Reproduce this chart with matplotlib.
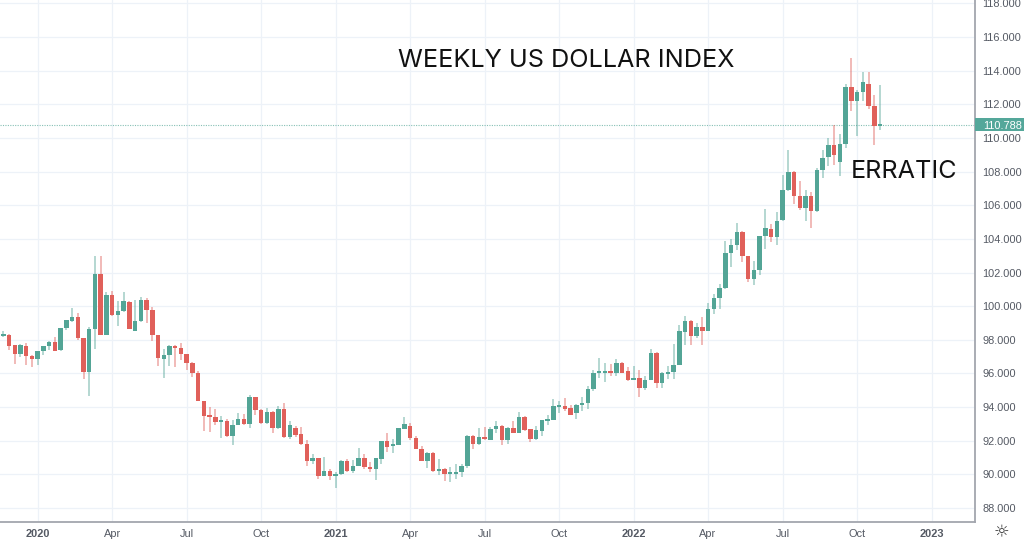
import matplotlib
matplotlib.use("Agg")
import matplotlib.pyplot as plt
from matplotlib.patches import Rectangle
from matplotlib.transforms import blended_transform_factory

opens = [98.22,98.28,97.68,97.17,97.64,97.01,96.87,97.35,97.62,97.88,97.37,98.69,99.13,99.33,98.12,96.10,98.67,101.94,98.30,100.65,
99.49,99.70,100.22,98.55,99.11,100.36,99.80,98.28,96.83,97.09,97.66,97.50,97.13,96.65,96.00,94.34,93.47,93.39,93.09,93.17,
92.28,92.95,93.27,93.01,94.59,93.80,93.05,93.72,92.73,93.88,92.21,92.73,92.41,91.78,90.79,90.97,89.90,90.21,89.92,90.04,
90.79,90.19,90.51,90.99,90.43,90.33,90.93,92.00,91.66,91.74,92.71,92.89,92.15,91.52,90.81,91.30,90.19,90.31,90.00,90.04,
90.12,90.47,92.31,91.78,92.23,92.06,92.68,92.90,92.06,92.76,92.48,93.43,92.68,92.08,92.58,93.19,93.23,94.02,94.06,93.93,
93.63,94.10,94.22,95.07,96.02,96.04,96.14,96.02,96.64,96.12,95.63,95.73,95.13,95.61,97.19,95.45,95.98,96.06,96.52,98.48,
99.09,98.20,98.78,98.52,99.82,100.46,101.09,103.17,103.62,104.43,102.99,101.60,102.14,104.16,104.61,104.10,105.11,106.89,108.00,106.57,
105.82,106.57,105.64,108.12,108.85,109.60,108.59,109.64,113.01,112.18,112.75,113.23,111.88,110.69]
highs = [98.55,98.36,97.68,97.76,97.80,97.11,97.35,97.66,97.94,98.16,98.69,99.19,99.88,99.62,98.12,98.79,102.99,102.99,100.85,100.91,
100.28,100.85,100.30,100.38,100.55,100.48,99.94,98.28,97.47,97.72,97.72,97.80,97.17,96.69,96.14,94.38,93.98,93.90,93.45,93.31,
93.21,93.64,93.58,94.73,94.59,93.88,93.92,93.76,94.08,94.27,93.20,92.85,92.81,92.02,91.22,90.97,91.01,90.35,90.17,90.83,
90.93,90.87,91.58,91.22,90.75,90.99,92.00,92.49,92.13,92.75,93.40,93.05,92.29,91.70,91.32,91.34,90.91,90.39,90.43,90.61,
90.63,92.37,92.35,92.75,92.84,92.84,93.15,92.92,92.84,93.17,93.71,93.47,92.72,92.88,93.23,93.51,94.48,94.36,94.54,94.14,
94.18,94.60,95.25,96.20,96.91,96.62,96.56,96.87,96.68,96.36,96.46,96.20,95.85,97.43,97.27,96.08,96.44,97.73,98.91,99.41,
99.17,98.97,99.33,100.16,100.73,101.31,103.88,104.02,104.97,104.45,103.01,102.69,104.18,105.76,104.91,105.60,107.82,109.31,108.06,107.43,
106.93,106.79,108.24,109.27,110.00,110.79,110.26,113.21,114.77,112.87,113.92,113.92,112.53,113.17]
lows = [98.16,97.37,96.57,96.95,96.53,96.36,96.53,97.09,97.41,97.31,97.35,98.59,99.07,97.96,95.70,94.65,97.45,98.30,98.30,99.39,
98.83,99.66,98.63,98.51,99.07,99.01,97.92,96.42,95.74,96.42,96.36,96.81,96.22,95.78,94.34,92.56,92.54,92.93,92.14,92.22,
91.76,92.95,92.93,92.75,93.52,93.01,93.01,92.49,92.69,92.17,92.13,92.25,91.74,90.51,90.59,89.72,89.88,89.68,89.20,89.96,
90.12,90.08,90.49,90.31,90.15,89.68,90.63,91.34,91.30,91.72,92.69,92.02,91.48,90.79,90.39,90.15,89.96,89.60,89.52,89.72,
89.84,90.39,91.50,91.74,92.04,92.04,92.48,91.77,91.81,92.44,92.44,92.60,91.93,92.06,92.30,92.95,93.21,93.67,93.79,93.51,
93.27,93.77,93.87,94.97,95.73,95.51,95.83,95.85,96.00,95.57,95.61,94.60,95.01,95.59,95.13,95.13,95.69,95.69,96.50,97.69,
97.69,98.12,97.67,98.50,99.56,99.82,101.05,102.34,103.33,102.63,101.43,101.27,101.84,103.40,103.82,103.66,105.09,106.87,106.10,105.70,
105.05,104.65,105.58,107.60,108.32,108.40,107.72,109.39,111.58,110.10,112.18,111.74,109.56,110.45]
closes = [98.30,97.66,97.17,97.68,97.01,96.87,97.35,97.62,97.88,97.35,98.69,99.17,99.33,98.12,96.08,98.67,101.94,98.30,100.67,99.45,
99.70,100.30,98.67,99.11,100.36,99.80,98.28,96.93,97.09,97.66,97.50,97.13,96.65,96.00,94.34,93.45,93.39,93.09,93.17,92.26,
92.95,93.27,92.97,94.59,93.80,93.05,93.72,92.73,93.88,92.21,92.93,92.37,91.78,90.79,90.97,89.90,90.21,89.92,90.04,90.79,
90.21,90.51,90.99,90.43,90.33,90.95,92.00,91.64,91.74,92.73,93.01,92.15,91.52,90.81,91.30,90.19,90.29,90.02,90.06,90.14,
90.51,92.31,91.78,92.21,92.08,92.68,92.88,92.06,92.76,92.48,93.43,92.64,92.08,92.64,93.21,93.27,94.04,94.08,93.91,93.55,
94.10,94.18,95.09,96.04,96.08,96.14,96.02,96.64,96.02,95.61,95.73,95.13,95.63,97.19,95.45,96.00,96.08,96.52,98.50,99.09,
98.22,98.78,98.52,99.83,100.48,101.09,103.19,103.62,104.43,102.99,101.60,102.14,104.16,104.63,104.10,105.09,106.89,108.00,106.53,105.84,
106.57,105.66,108.12,108.83,109.60,108.99,109.66,113.01,112.18,112.75,113.31,111.88,110.69,110.788]
last_price = 110.788
price_ticks = list(range(88, 119, 2))
time_tick_weeks = [6, 19, 32, 45, 58, 71, 84, 97, 110, 123, 136, 149, 162]
time_tick_labels = ["2020", "Apr", "Jul", "Oct", "2021", "Apr", "Jul", "Oct", "2022", "Apr", "Jul", "Oct", "2023"]
year_labels = {"2020", "2021", "2022", "2023"}

UP = "#53A596"
DOWN = "#E0605A"
GRID = "#EDF2F8"
AXIS = "#A3A6AE"
LABEL = "#555A64"

fig = plt.figure(figsize=(10.24, 5.4), dpi=100)
ax = fig.add_axes([0, 18 / 540, 975 / 1024, 522 / 540])
ax.set_xlim(-0.576, 169.58)
ax.set_ylim(87.17, 118.20)

ax.set_axisbelow(True)
ax.grid(True, color=GRID, linewidth=0.9)
ax.set_yticks(price_ticks)
ax.set_yticklabels([f"{p}.000" for p in price_ticks], fontsize=7.9,
                   family="Liberation Sans", color=LABEL)
ax.yaxis.tick_right()
ax.tick_params(axis="y", length=0, pad=5.5)
ax.set_xticks(time_tick_weeks)
ax.set_xticklabels(time_tick_labels, fontsize=7.9, family="Liberation Sans", color=LABEL)
for lab in ax.get_xticklabels():
    if lab.get_text() in year_labels:
        lab.set_fontweight("bold")
ax.tick_params(axis="x", length=0, pad=5)

for s in ("top", "left"):
    ax.spines[s].set_visible(False)
for s in ("right", "bottom"):
    ax.spines[s].set_color(AXIS)
    ax.spines[s].set_linewidth(1.3)

n = len(opens)
xs = list(range(n))
colors = [UP if closes[i] >= opens[i] else DOWN for i in xs]
ax.vlines(xs, lows, highs, colors=colors, linewidth=1.1, alpha=0.55, zorder=2)
ax.bar(xs, [max(abs(closes[i] - opens[i]), 0.12) for i in xs],
       bottom=[min(opens[i], closes[i]) for i in xs], width=0.78, color=colors, zorder=3)

ax.axhline(last_price, color=UP, linestyle=(0, (1, 1.2)), linewidth=0.8, alpha=0.7, zorder=1)
tr = blended_transform_factory(ax.transAxes, ax.transData)
ax.add_patch(Rectangle((1.0, last_price - 0.37), 0.0503, 0.74, transform=tr,
                       facecolor="#54A79A", edgecolor="none", clip_on=False, zorder=5))
ax.text(1.0 + 8 / 975, last_price, "110.788", transform=tr, color="white", fontsize=7.9,
        family="Liberation Sans", va="center_baseline", ha="left", zorder=6)

fig.text(566.5 / 1024, 1 - 60.5 / 540, "WEEKLY US DOLLAR INDEX", family="Inter", fontsize=18.15,
         color="#111111", ha="center", va="center")
fig.text(904 / 1024, 1 - 171 / 540, "ERRATIC", family="Inter", fontsize=18.1,
         color="#111111", ha="center", va="center")
fig.text(1001 / 1024, 1 - 532 / 540, "\u263C", family="DejaVu Sans", fontsize=12.5,
         color="#333333", ha="center", va="center")

fig.savefig("out.png", dpi=100)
━━━━━━━━━━━━━━━━━━━━
*WHAT IS EXPECTED:* Exactly as written, please give again the lines from the beginning of the listing through the line containing "from matplotlib.transforms import", inclusive, without any pictures.

*REPLY TO THE TASK:*
Reproduce this chart with matplotlib.
import matplotlib
matplotlib.use("Agg")
import matplotlib.pyplot as plt
from matplotlib.patches import Rectangle
from matplotlib.transforms import blended_transform_factory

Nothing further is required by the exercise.